**EXERCISE INSTRUCTIONS**
Your task is to repeat the lines below exactly, excluding any pictures they contain.

++++++++++++++++++++

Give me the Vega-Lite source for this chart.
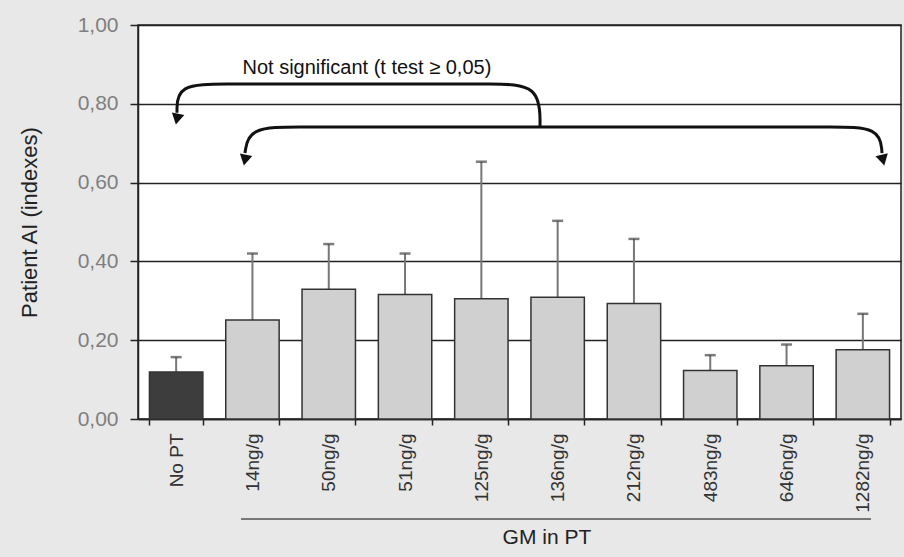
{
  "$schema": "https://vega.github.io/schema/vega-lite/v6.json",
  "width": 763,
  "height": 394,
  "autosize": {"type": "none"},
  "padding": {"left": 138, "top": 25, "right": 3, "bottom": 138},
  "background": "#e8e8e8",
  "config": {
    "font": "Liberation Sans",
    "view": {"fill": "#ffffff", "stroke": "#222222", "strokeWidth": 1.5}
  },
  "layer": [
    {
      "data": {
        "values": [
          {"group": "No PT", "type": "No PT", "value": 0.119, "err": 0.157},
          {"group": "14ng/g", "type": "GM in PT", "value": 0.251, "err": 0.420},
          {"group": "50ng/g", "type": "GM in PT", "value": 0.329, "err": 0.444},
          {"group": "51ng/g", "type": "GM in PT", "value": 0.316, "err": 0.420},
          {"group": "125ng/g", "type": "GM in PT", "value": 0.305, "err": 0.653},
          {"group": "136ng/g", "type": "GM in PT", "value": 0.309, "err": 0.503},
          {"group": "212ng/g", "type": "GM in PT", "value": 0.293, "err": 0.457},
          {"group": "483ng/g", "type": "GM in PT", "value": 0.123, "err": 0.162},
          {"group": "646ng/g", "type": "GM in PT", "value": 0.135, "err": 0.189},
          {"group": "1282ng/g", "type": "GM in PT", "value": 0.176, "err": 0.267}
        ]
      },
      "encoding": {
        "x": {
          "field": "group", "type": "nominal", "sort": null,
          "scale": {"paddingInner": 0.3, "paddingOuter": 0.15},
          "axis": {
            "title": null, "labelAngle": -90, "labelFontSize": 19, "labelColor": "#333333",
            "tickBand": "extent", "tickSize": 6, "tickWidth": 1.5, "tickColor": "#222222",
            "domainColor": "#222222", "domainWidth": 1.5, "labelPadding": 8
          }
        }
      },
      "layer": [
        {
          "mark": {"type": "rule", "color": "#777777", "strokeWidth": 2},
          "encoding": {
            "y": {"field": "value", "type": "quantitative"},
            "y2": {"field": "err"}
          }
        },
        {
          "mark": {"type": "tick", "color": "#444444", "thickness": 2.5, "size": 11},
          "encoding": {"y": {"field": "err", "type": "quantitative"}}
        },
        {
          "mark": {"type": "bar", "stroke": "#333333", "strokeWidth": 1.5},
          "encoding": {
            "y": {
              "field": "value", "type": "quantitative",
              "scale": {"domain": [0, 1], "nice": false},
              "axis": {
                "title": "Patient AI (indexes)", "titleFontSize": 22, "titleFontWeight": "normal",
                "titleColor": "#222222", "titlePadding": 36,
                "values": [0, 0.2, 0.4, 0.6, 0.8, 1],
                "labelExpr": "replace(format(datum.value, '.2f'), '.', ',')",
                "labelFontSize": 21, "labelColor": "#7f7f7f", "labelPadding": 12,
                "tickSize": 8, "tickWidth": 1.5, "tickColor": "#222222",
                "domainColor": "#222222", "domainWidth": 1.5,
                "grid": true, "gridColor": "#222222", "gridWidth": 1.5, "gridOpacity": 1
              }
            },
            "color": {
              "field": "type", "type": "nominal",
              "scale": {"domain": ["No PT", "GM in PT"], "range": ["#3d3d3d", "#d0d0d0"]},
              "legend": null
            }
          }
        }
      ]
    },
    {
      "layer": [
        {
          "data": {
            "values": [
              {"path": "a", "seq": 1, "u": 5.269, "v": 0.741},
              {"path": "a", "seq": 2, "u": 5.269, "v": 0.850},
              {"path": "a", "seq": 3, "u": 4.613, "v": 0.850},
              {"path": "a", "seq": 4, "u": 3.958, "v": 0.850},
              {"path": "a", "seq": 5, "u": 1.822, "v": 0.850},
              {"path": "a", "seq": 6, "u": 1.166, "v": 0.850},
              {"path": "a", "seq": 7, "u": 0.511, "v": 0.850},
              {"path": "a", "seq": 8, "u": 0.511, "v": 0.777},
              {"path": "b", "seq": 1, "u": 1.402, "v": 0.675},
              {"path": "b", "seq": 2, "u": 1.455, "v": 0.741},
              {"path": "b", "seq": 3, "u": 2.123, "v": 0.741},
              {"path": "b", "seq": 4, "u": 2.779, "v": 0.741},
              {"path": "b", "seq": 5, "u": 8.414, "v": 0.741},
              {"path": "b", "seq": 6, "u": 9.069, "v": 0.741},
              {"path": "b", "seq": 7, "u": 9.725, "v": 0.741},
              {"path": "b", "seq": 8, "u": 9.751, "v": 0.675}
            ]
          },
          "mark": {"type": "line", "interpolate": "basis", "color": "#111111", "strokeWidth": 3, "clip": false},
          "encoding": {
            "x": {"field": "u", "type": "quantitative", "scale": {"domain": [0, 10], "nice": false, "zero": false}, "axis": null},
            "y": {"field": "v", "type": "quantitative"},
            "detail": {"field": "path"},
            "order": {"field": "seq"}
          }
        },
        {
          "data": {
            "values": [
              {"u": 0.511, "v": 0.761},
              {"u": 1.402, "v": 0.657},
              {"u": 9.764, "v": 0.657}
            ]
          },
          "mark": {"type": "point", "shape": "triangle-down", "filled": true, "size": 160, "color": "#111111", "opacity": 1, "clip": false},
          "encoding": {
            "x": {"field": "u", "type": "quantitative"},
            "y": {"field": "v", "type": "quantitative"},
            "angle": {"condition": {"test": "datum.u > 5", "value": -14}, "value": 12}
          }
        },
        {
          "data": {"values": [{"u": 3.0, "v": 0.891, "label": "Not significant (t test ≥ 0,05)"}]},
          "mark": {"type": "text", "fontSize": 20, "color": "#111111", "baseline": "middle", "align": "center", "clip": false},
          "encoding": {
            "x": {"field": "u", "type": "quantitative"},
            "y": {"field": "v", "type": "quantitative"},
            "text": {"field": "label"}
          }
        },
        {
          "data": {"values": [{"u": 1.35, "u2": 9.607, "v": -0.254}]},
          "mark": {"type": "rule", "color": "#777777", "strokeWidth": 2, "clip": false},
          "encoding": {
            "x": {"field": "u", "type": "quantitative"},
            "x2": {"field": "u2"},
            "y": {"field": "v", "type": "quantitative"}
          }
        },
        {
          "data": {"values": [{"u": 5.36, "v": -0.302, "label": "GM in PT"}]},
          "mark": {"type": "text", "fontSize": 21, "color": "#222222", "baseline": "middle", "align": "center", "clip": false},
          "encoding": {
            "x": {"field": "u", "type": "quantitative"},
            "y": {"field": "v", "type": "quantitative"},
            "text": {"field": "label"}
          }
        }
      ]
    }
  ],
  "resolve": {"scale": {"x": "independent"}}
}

++++++++++++++++++++

**FINISHED EXERCISE**
Give me the Vega-Lite source for this chart.
{
  "$schema": "https://vega.github.io/schema/vega-lite/v6.json",
  "width": 763,
  "height": 394,
  "autosize": {"type": "none"},
  "padding": {"left": 138, "top": 25, "right": 3, "bottom": 138},
  "background": "#e8e8e8",
  "config": {
    "font": "Liberation Sans",
    "view": {"fill": "#ffffff", "stroke": "#222222", "strokeWidth": 1.5}
  },
  "layer": [
    {
      "data": {
        "values": [
          {"group": "No PT", "type": "No PT", "value": 0.119, "err": 0.157},
          {"group": "14ng/g", "type": "GM in PT", "value": 0.251, "err": 0.420},
          {"group": "50ng/g", "type": "GM in PT", "value": 0.329, "err": 0.444},
          {"group": "51ng/g", "type": "GM in PT", "value": 0.316, "err": 0.420},
          {"group": "125ng/g", "type": "GM in PT", "value": 0.305, "err": 0.653},
          {"group": "136ng/g", "type": "GM in PT", "value": 0.309, "err": 0.503},
          {"group": "212ng/g", "type": "GM in PT", "value": 0.293, "err": 0.457},
          {"group": "483ng/g", "type": "GM in PT", "value": 0.123, "err": 0.162},
          {"group": "646ng/g", "type": "GM in PT", "value": 0.135, "err": 0.189},
          {"group": "1282ng/g", "type": "GM in PT", "value": 0.176, "err": 0.267}
        ]
      },
      "encoding": {
        "x": {
          "field": "group", "type": "nominal", "sort": null,
          "scale": {"paddingInner": 0.3, "paddingOuter": 0.15},
          "axis": {
            "title": null, "labelAngle": -90, "labelFontSize": 19, "labelColor": "#333333",
            "tickBand": "extent", "tickSize": 6, "tickWidth": 1.5, "tickColor": "#222222",
            "domainColor": "#222222", "domainWidth": 1.5, "labelPadding": 8
          }
        }
      },
      "layer": [
        {
          "mark": {"type": "rule", "color": "#777777", "strokeWidth": 2},
          "encoding": {
            "y": {"field": "value", "type": "quantitative"},
            "y2": {"field": "err"}
          }
        },
        {
          "mark": {"type": "tick", "color": "#444444", "thickness": 2.5, "size": 11},
          "encoding": {"y": {"field": "err", "type": "quantitative"}}
        },
        {
          "mark": {"type": "bar", "stroke": "#333333", "strokeWidth": 1.5},
          "encoding": {
            "y": {
              "field": "value", "type": "quantitative",
              "scale": {"domain": [0, 1], "nice": false},
              "axis": {
                "title": "Patient AI (indexes)", "titleFontSize": 22, "titleFontWeight": "normal",
                "titleColor": "#222222", "titlePadding": 36,
                "values": [0, 0.2, 0.4, 0.6, 0.8, 1],
                "labelExpr": "replace(format(datum.value, '.2f'), '.', ',')",
                "labelFontSize": 21, "labelColor": "#7f7f7f", "labelPadding": 12,
                "tickSize": 8, "tickWidth": 1.5, "tickColor": "#222222",
                "domainColor": "#222222", "domainWidth": 1.5,
                "grid": true, "gridColor": "#222222", "gridWidth": 1.5, "gridOpacity": 1
              }
            },
            "color": {
              "field": "type", "type": "nominal",
              "scale": {"domain": ["No PT", "GM in PT"], "range": ["#3d3d3d", "#d0d0d0"]},
              "legend": null
            }
          }
        }
      ]
    },
    {
      "layer": [
        {
          "data": {
            "values": [
              {"path": "a", "seq": 1, "u": 5.269, "v": 0.741},
              {"path": "a", "seq": 2, "u": 5.269, "v": 0.850},
              {"path": "a", "seq": 3, "u": 4.613, "v": 0.850},
              {"path": "a", "seq": 4, "u": 3.958, "v": 0.850},
              {"path": "a", "seq": 5, "u": 1.822, "v": 0.850},
              {"path": "a", "seq": 6, "u": 1.166, "v": 0.850},
              {"path": "a", "seq": 7, "u": 0.511, "v": 0.850},
              {"path": "a", "seq": 8, "u": 0.511, "v": 0.777},
              {"path": "b", "seq": 1, "u": 1.402, "v": 0.675},
              {"path": "b", "seq": 2, "u": 1.455, "v": 0.741},
              {"path": "b", "seq": 3, "u": 2.123, "v": 0.741},
              {"path": "b", "seq": 4, "u": 2.779, "v": 0.741},
              {"path": "b", "seq": 5, "u": 8.414, "v": 0.741},
              {"path": "b", "seq": 6, "u": 9.069, "v": 0.741},
              {"path": "b", "seq": 7, "u": 9.725, "v": 0.741},
              {"path": "b", "seq": 8, "u": 9.751, "v": 0.675}
            ]
          },
          "mark": {"type": "line", "interpolate": "basis", "color": "#111111", "strokeWidth": 3, "clip": false},
          "encoding": {
            "x": {"field": "u", "type": "quantitative", "scale": {"domain": [0, 10], "nice": false, "zero": false}, "axis": null},
            "y": {"field": "v", "type": "quantitative"},
            "detail": {"field": "path"},
            "order": {"field": "seq"}
          }
        },
        {
          "data": {
            "values": [
              {"u": 0.511, "v": 0.761},
              {"u": 1.402, "v": 0.657},
              {"u": 9.764, "v": 0.657}
            ]
          },
          "mark": {"type": "point", "shape": "triangle-down", "filled": true, "size": 160, "color": "#111111", "opacity": 1, "clip": false},
          "encoding": {
            "x": {"field": "u", "type": "quantitative"},
            "y": {"field": "v", "type": "quantitative"},
            "angle": {"condition": {"test": "datum.u > 5", "value": -14}, "value": 12}
          }
        },
        {
          "data": {"values": [{"u": 3.0, "v": 0.891, "label": "Not significant (t test ≥ 0,05)"}]},
          "mark": {"type": "text", "fontSize": 20, "color": "#111111", "baseline": "middle", "align": "center", "clip": false},
          "encoding": {
            "x": {"field": "u", "type": "quantitative"},
            "y": {"field": "v", "type": "quantitative"},
            "text": {"field": "label"}
          }
        },
        {
          "data": {"values": [{"u": 1.35, "u2": 9.607, "v": -0.254}]},
          "mark": {"type": "rule", "color": "#777777", "strokeWidth": 2, "clip": false},
          "encoding": {
            "x": {"field": "u", "type": "quantitative"},
            "x2": {"field": "u2"},
            "y": {"field": "v", "type": "quantitative"}
          }
        },
        {
          "data": {"values": [{"u": 5.36, "v": -0.302, "label": "GM in PT"}]},
          "mark": {"type": "text", "fontSize": 21, "color": "#222222", "baseline": "middle", "align": "center", "clip": false},
          "encoding": {
            "x": {"field": "u", "type": "quantitative"},
            "y": {"field": "v", "type": "quantitative"},
            "text": {"field": "label"}
          }
        }
      ]
    }
  ],
  "resolve": {"scale": {"x": "independent"}}
}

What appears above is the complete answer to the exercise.